Over the objections of nearly everyone who testified on the ordinance Tuesday, the Kenai Peninsula Borough Assembly voted 5-4 in favor of a fall ballot measure asking voter approval of a bed tax on hotel, motel and bed-and-breakfast accommodations within the borough.
Assembly member Paul Fischer of Kasilof, who voted against the measure, called for a reconsideration vote at the June 7 meeting. Barring a change of heart by one or more members, however, it appears the final decision on whether the "transient accommodations tax" will become law now rests with voters who will see the proposition on the Oct. 4 municipal ballot.
Opponents of the tax, including many in the tourism industry, have expressed concern that while tourism industry members would by and large be inclined to vote no, the broader electorate, with little to lose, would vote in favor of setting a tax on accommodations.
Several amendments ap-proved Tuesday gave the controversial bed-tax proposal its final appearance.
As written now, Ordinance 2005-05, if approved by voters, would allow the assembly to impose up to as much as a 4-percent tax on accommodations boroughwide.

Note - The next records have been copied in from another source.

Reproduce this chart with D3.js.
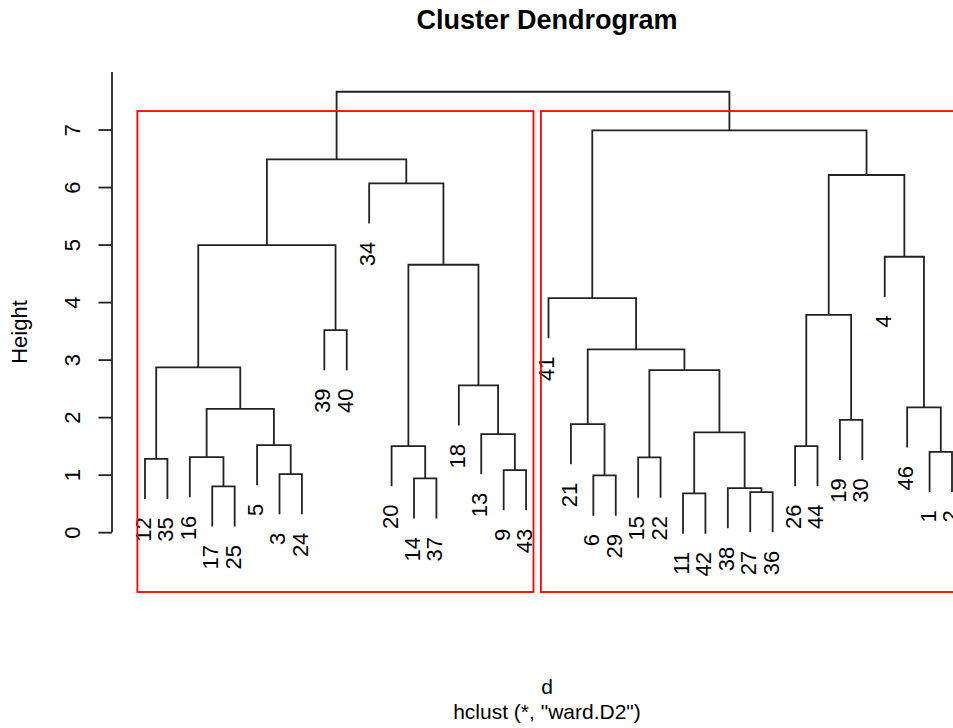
<!DOCTYPE html>
<html>
<head>
<meta charset="utf-8">
<script src="https://cdn.jsdelivr.net/npm/d3@7"></script>
<style>
  html, body { margin: 0; padding: 0; background: #fff; }
  svg { display: block; font-family: "Liberation Sans", Arial, sans-serif; }
</style>
</head>
<body>
<svg id="chart" width="953" height="728"></svg>
<script>
// Leaf labels in plotting order (left to right)
const leafOrder = ["12","35","16","17","25","5","3","24","39","40","34","20","14","37",
  "18","13","9","43","41","21","6","29","15","22","11","42","38","27","36","26","44",
  "19","30","4","46","1","2"];

// Agglomeration steps, hclust style: negative = observation, positive = earlier step (1-based)
const merges = [
  [-11,-42],[-27,-36],[-38,2],[-17,-25],[-14,-37],[-6,-29],[-3,-24],[-9,-43],
  [-12,-35],[-15,-22],[-16,4],[-1,-2],[-26,-44],[-20,5],[-5,7],[-13,8],
  [1,3],[-21,6],[-19,-30],[11,15],[-46,12],[-18,16],[10,17],[9,20],
  [18,23],[-39,-40],[13,19],[-41,25],[14,22],[-4,21],[24,26],[-34,29],
  [27,30],[31,32],[28,33],[34,35]
];

// Merge heights, one per step
const mergeHeights = [
  0.673,0.696,0.765,0.795,0.934,0.986,1.009,1.078,
  1.275,1.299,1.304,1.397,1.496,1.496,1.513,1.704,
  1.734,1.878,1.953,2.144,2.169,2.551,2.817,2.864,
  3.177,3.513,3.779,4.070,4.649,4.788,4.991,6.064,
  6.209,6.482,6.986,7.657
];

const yTicks = [0,1,2,3,4,5,6,7];
const clusterCount = 2;

const titleText = "Cluster Dendrogram";
const xLabelText = "d";
const subText = 'hclust (*, "ward.D2")';
const yLabelText = "Height";

const svg = d3.select("#chart");
svg.append("rect").attr("width", 953).attr("height", 728).attr("fill", "#fff");

const fontSize = 22;
const ink = "#222";

// Scales
const x = d3.scaleLinear().domain([0, leafOrder.length - 1]).range([145, 952]);
const y = d3.scaleLinear().domain([-1.04, 8]).range([592, 72]);

// Build nested tree from merge steps
function build(ref) {
  if (ref < 0) return { label: String(-ref) };
  const i = ref - 1;
  return { height: mergeHeights[i], step: i, children: merges[i].map(build) };
}
const root = d3.hierarchy(build(merges.length));

const maxH = d3.max(mergeHeights), minH = d3.min(mergeHeights);
const hang = 0.1 * (maxH - minH);

root.eachAfter(n => {
  if (!n.children) n.px = x(leafOrder.indexOf(n.data.label));
  else n.px = d3.mean(n.children, c => c.px);
});

// Branches
const gTree = svg.append("g");
root.each(n => {
  if (!n.children) return;
  const h = n.data.height;
  const [a, b] = n.children.slice().sort((p, q) => p.px - q.px);
  const endY = c => c.children ? y(c.data.height) : y(h - hang);
  gTree.append("path")
    .attr("d", `M${a.px},${endY(a)}V${y(h)}H${b.px}V${endY(b)}`)
    .attr("fill", "none")
    .attr("stroke", ink)
    .attr("stroke-width", 1.8);
});

// Leaf labels
const mOffset = 0.833 * fontSize;
root.leaves().forEach(l => {
  const ly = y(l.parent.data.height - hang) + mOffset;
  svg.append("text")
    .attr("transform", `translate(${l.px},${ly}) rotate(-90)`)
    .attr("text-anchor", "end")
    .attr("dy", "0.27em")
    .attr("font-size", fontSize)
    .attr("fill", "#000")
    .text(l.data.label);
});

// Cluster rectangles
const topSteps = mergeHeights.slice().sort((p, q) => q - p);
const rectTop = (topSteps[clusterCount - 2] + topSteps[clusterCount - 1]) / 2;
root.children
  .slice().sort((p, q) => p.px - q.px)
  .forEach(c => {
    const idx = c.leaves().map(l => leafOrder.indexOf(l.data.label));
    const x0 = x(d3.min(idx) - 0.34), x1 = x(d3.max(idx) + 0.33);
    svg.append("rect")
      .attr("x", x0).attr("y", y(rectTop))
      .attr("width", x1 - x0).attr("height", y(y.domain()[0]) - y(rectTop))
      .attr("fill", "none")
      .attr("stroke", "#ff0000")
      .attr("stroke-width", 1.8);
  });

// Y axis
const axisX = 112;
const yAxis = svg.append("g")
  .attr("transform", `translate(${axisX},0)`)
  .call(d3.axisLeft(y).tickValues(yTicks).tickSize(13.5).tickFormat(d3.format("d")));
yAxis.select(".domain").remove();
yAxis.selectAll(".tick line").attr("stroke", ink).attr("stroke-width", 1.8);
yAxis.selectAll(".tick text")
  .attr("x", null).attr("dy", null)
  .attr("transform", "translate(-32,0) rotate(-90)")
  .attr("text-anchor", "middle")
  .attr("font-size", fontSize)
  .attr("font-family", null)
  .attr("fill", "#000");
yAxis.append("line")
  .attr("x1", 0).attr("x2", 0)
  .attr("y1", y(0)).attr("y2", y(y.domain()[1]))
  .attr("stroke", ink).attr("stroke-width", 1.8);

// Titles
const cx = 547;
svg.append("text").attr("x", cx).attr("y", 29)
  .attr("text-anchor", "middle").attr("font-size", 27).attr("font-weight", "bold")
  .text(titleText);
svg.append("text").attr("x", cx).attr("y", 694)
  .attr("text-anchor", "middle").attr("font-size", 21)
  .text(xLabelText);
svg.append("text").attr("x", cx).attr("y", 719)
  .attr("text-anchor", "middle").attr("font-size", 21)
  .text(subText);
svg.append("text")
  .attr("transform", `translate(27,332) rotate(-90)`)
  .attr("text-anchor", "middle").attr("font-size", fontSize)
  .text(yLabelText);
</script>
</body>
</html>
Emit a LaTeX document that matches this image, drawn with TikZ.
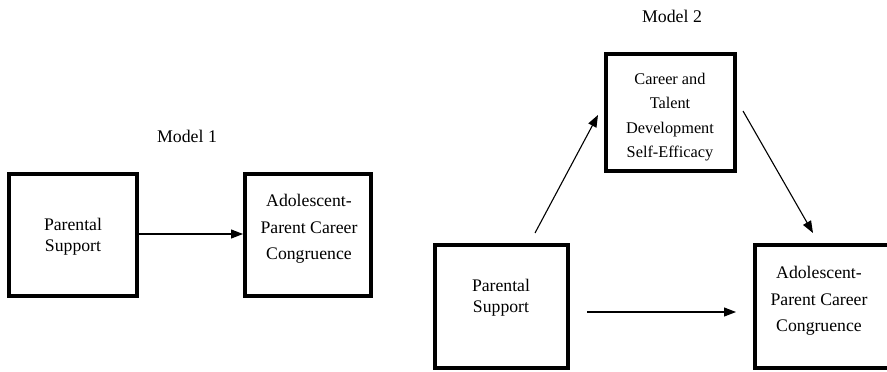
\documentclass[tikz,border=0pt]{standalone}
\usepackage{fontspec}
\setmainfont{Liberation Serif}
\usetikzlibrary{arrows.meta}
\begin{document}
\begin{tikzpicture}[x=1pt,y=-1pt,
  box/.style={draw=black,line width=3.6pt,inner sep=0pt},
  conn/.style={line width=1.1pt,-{Triangle[length=12pt,width=9pt]}},
  txtA/.style={align=center,inner sep=0pt,font=\fontsize{17.7}{21}\selectfont},
  txtB/.style={align=center,inner sep=0pt,font=\fontsize{17.7}{26.5}\selectfont},
  txtC/.style={align=center,inner sep=0pt,font=\fontsize{16.3}{24.4}\selectfont},
  lbl/.style={inner sep=0pt,font=\fontsize{17.8}{21}\selectfont}]
\useasboundingbox (0,0) rectangle (887,372);
\begin{scope}
\clip (0,0) rectangle (887,372);
% Model 1
\node[lbl] (m1) at (187,136) {Model 1};
\node[box,minimum width=128.4pt,minimum height=122.4pt] (p1) at (73,235) {};
\node[box,minimum width=126.4pt,minimum height=122.4pt] (a1) at (308,235) {};
\node[txtA] (p1t) at (73,237) {Parental\\Support};
\node[txtB] (a1t) at (309,229) {Adolescent-\\Parent Career\\Congruence};
\draw[conn] (p1.east |- 0,234) -- (a1.west |- 0,234);
% Model 2
\node[lbl] (m2) at (672,16) {Model 2};
\node[box,minimum width=129.4pt,minimum height=117.4pt] (c2) at (670.5,112.5) {};
\node[box,minimum width=133.4pt,minimum height=123.4pt] (p2) at (501.5,306.5) {};
\node[box,minimum width=145pt,minimum height=123.4pt] (a2) at (827.5,306.5) {};
\node[txtC] (c2t) at (670,117) {Career and\\Talent\\Development\\Self-Efficacy};
\node[txtA] (p2t) at (501,298) {Parental\\Support};
\node[txtB] (a2t) at (819,301) {Adolescent-\\Parent Career\\Congruence};
\coordinate (u1) at (535,233);
\coordinate (u2) at (598,115);
\coordinate (d1) at (743,111);
\coordinate (d2) at (813,233);
\coordinate (h1) at (587,312);
\coordinate (h2) at (736,312);
\draw[conn] (u1) -- (u2);
\draw[conn] (d1) -- (d2);
\draw[conn] (h1) -- (h2);
\end{scope}
\end{tikzpicture}
\end{document}
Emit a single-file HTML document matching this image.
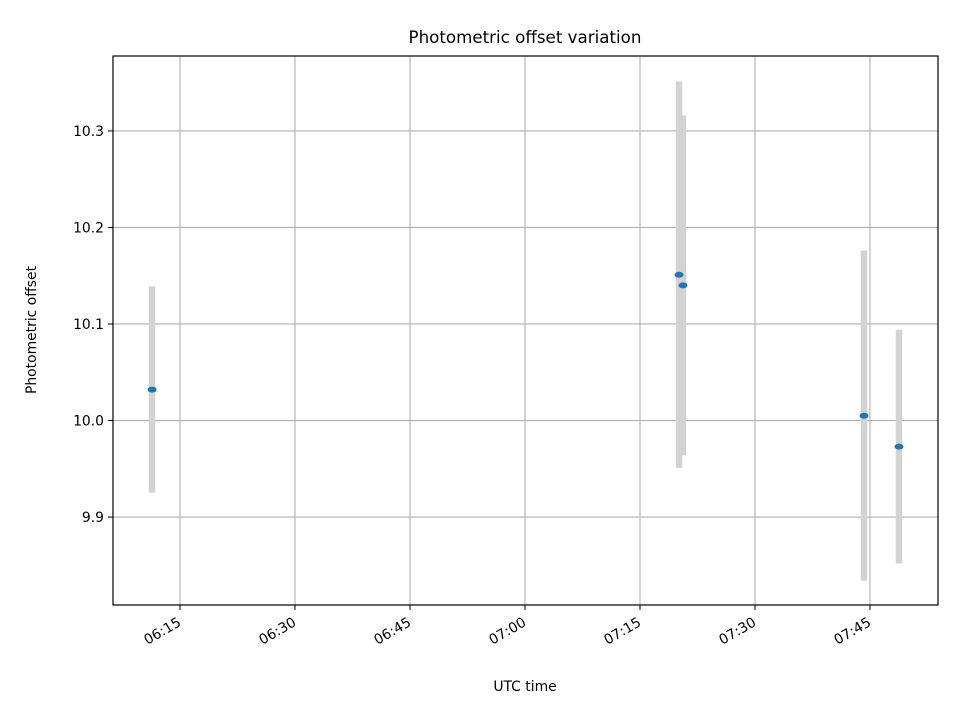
<!DOCTYPE html>
<html><head><meta charset="utf-8"><style>
body{margin:0;background:#fff;}
svg{display:block;font-family:"DejaVu Sans","Liberation Sans",sans-serif;}
</style></head><body>
<svg id="chart" width="960" height="720" viewBox="0 0 960 720">
<rect x="0" y="0" width="960" height="720" fill="#fff"/>
<g id="grid"></g>
<g id="bars"></g>
<g id="pts"></g>
<rect x="113" y="56" width="825" height="549" fill="none" stroke="#000" stroke-width="1.2"/>
<g id="xt"></g>
<g id="yt"></g>
<text x="525" y="43" text-anchor="middle" font-size="16.7">Photometric offset variation</text>
<text x="525" y="691" text-anchor="middle" font-size="13.9">UTC time</text>
<text x="36" y="330" text-anchor="middle" font-size="13.9" transform="rotate(-90 36 330)">Photometric offset</text>
</svg>
<script>
// times in minutes since 00:00 UTC
const times = [371.35, 440.09, 440.61, 464.22, 468.78];
const offsets = [10.032, 10.151, 10.140, 10.005, 9.973];
const errors = [0.107, 0.2, 0.176, 0.171, 0.121];
const xTickMinutes = [375, 390, 405, 420, 435, 450, 465];
const xTickLabels = ["06:15","06:30","06:45","07:00","07:15","07:30","07:45"];
const yTickValues = [9.9, 10.0, 10.1, 10.2, 10.3];
const yTickLabels = ["9.9","10.0","10.1","10.2","10.3"];

const L=113,R=938,T=56,B=605;
const xMin=366.26,xMax=473.87,yMin=9.8089,yMax=10.3776;
const sx=v=>L+(v-xMin)/(xMax-xMin)*(R-L);
const sy=v=>B-(v-yMin)/(yMax-yMin)*(B-T);
const NS="http://www.w3.org/2000/svg";
function mk(tag,attrs,parent,text){const e=document.createElementNS(NS,tag);for(const k in attrs)e.setAttribute(k,attrs[k]);if(text!==undefined)e.textContent=text;parent.appendChild(e);return e;}
const grid=document.getElementById('grid'),xt=document.getElementById('xt'),yt=document.getElementById('yt');
const bars=document.getElementById('bars'),pts=document.getElementById('pts');
xTickMinutes.forEach((m,i)=>{
  const x=sx(m);
  const g=mk('line',{x1:x,x2:x,y1:T,y2:B,stroke:'#b0b0b0','stroke-width':1.1},grid);
  
  
  const t=mk('line',{x1:x,x2:x,y1:B,y2:B+5,stroke:'#000','stroke-width':1},xt);
  
  
  const ax=x+2, ay=B+20;
  const lb=mk('text',{x:ax,y:ay,'font-size':13.9,'text-anchor':'end',transform:`rotate(-30 ${ax} ${ay})`},xt,xTickLabels[i]);
  
  
});
yTickValues.forEach((v,i)=>{
  const y=sy(v);
  const g=mk('line',{x1:L,x2:R,y1:y,y2:y,stroke:'#b0b0b0','stroke-width':1.1},grid);
  
  
  const t=mk('line',{x1:L-5,x2:L,y1:y,y2:y,stroke:'#000','stroke-width':1},yt);
  
  
  const lb=mk('text',{x:L-9,y:y+5,'font-size':13.9,'text-anchor':'end'},yt,yTickLabels[i]);
  
  
});
times.forEach((m,i)=>{
  const x=sx(m);
  const b=mk('line',{x1:x,x2:x,y1:sy(offsets[i]+errors[i]),y2:sy(offsets[i]-errors[i]),stroke:'#d3d3d3','stroke-width':6.5},bars);
  
  
  const p=mk('ellipse',{cx:x,cy:sy(offsets[i]),rx:4.5,ry:3,fill:'#1f77b4'},pts);
  
  
});
</script>
</body></html>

How big a percentage actually was set would depend on the projected needs when annual budgets are written in the spring.
A city within the borough that also imposes its own bed tax would be allowed to keep up to half the borough tax revenue collected in the city.
The ordinance also establishes a Room Tax Fund into which would go at least 25 percent of the transient tax revenue stream collected in the prior year to be used to pay for tourism marketing efforts.
The balance of the revenues generated by the bed tax program would be available to support general government operations.
According to figures provided by the borough Finance Department, a 4-percent bed tax would be expected to net a little more than $903,000 a year from approximately 500 bed-tax accounts.
Administering the program could be expected to require the equivalent of a half-time person. Also, the borough currently lacks the appropriate software to administer a bed tax. The administration is researching a solution.
Lengthy testimony by a parade of tourism industry business owners was almost universally opposed to a bed tax at any level. Gerald Scholand's comments were typical.
"It's time, I think, to put this bed tax to bed permanently," the East End Road resident said.
The tax could hurt the growing tourism industry, he said.
"It may be our only renewable industry," he added. "It is self-perpetuating and can be grown and does not exhaust our resources."
He urged the assembly to not penalize tourists who come here and spend money. He said the bed tax was "prejudicial to a small segment of the tourism industry."
A few speakers said they might support a bed tax if the revenues went to market the industry. Others said the assembly should be considering a seasonal tax.
Homer hotelier Jon Faulkner said the bed tax was "a bad idea" and that it was "divisive and unfair."
Faulkner, owner of Kenai Landing in Kenai, Land's End Resort in Homer and the Van Gilder Hotel in Seward said he is arguably in charge of marketing more peninsula hotel space than anyone else in the business.
"If I'm convinced it hurts my business, I would think you'd listen," he told the assembly. "It's an industry I've been in for 25 years and have helped build significantly."
He told assembly members Chris Moss of Homer and Millie Martin of Diamond Ridge he has heard from no one in those districts who supports the proposal. Both Moss and Martin have said there are constituents who want to vote on a bed tax.
Faulkner said the easy way out for the assembly would be to send it for a vote.
"But it wouldn't be the responsible thing," he said.
Following public comment, the assembly took up the debate over the tax. Fischer said he would oppose the ordinance, arguing the tax was a form of sales tax and the borough was moving away from its traditional use of the sales tax as a revenue generator.
Assembly President Gary Superman of Nikiski called the ordinance "highly problematic" and said the "sales pitch" that some funds would go to tourism marketing "doesn't settle well in my mind." Like Fischer, Superman said the borough needed to stay with its "traditional taxation methods." The ordinance, he said, was not necessary at this point in time.
Martin said aspects of the proposed ordinance continued to make her uncomfortable, even after being amended.
Assembly member Ron Long of Seward said there had been a lot of testimony arguing that if a bed tax is imposed, tourists will stop coming. He said Seward, which has had a bed tax since the mid-1990s, has experiences no such diminution of visitors as a result. In fact, he said, tourism has grown.
"(The tax) hasn't really been a factor in people's buying decision," he said.
Long was joined by the measure's sponsor, Betty Glick of Kenai, Moss, Dan Chay of Kenai and Pete Sprague of Soldotna in voting to send the proposition to the ballot. Fischer, Martin, Superman and Grace Merkes of Sterling voted against it.
Fischer's call for reconsideration will require a majority of the assembly to bring the ordinance back to the floor. He will have to find one of the supporters willing to change his or her mind.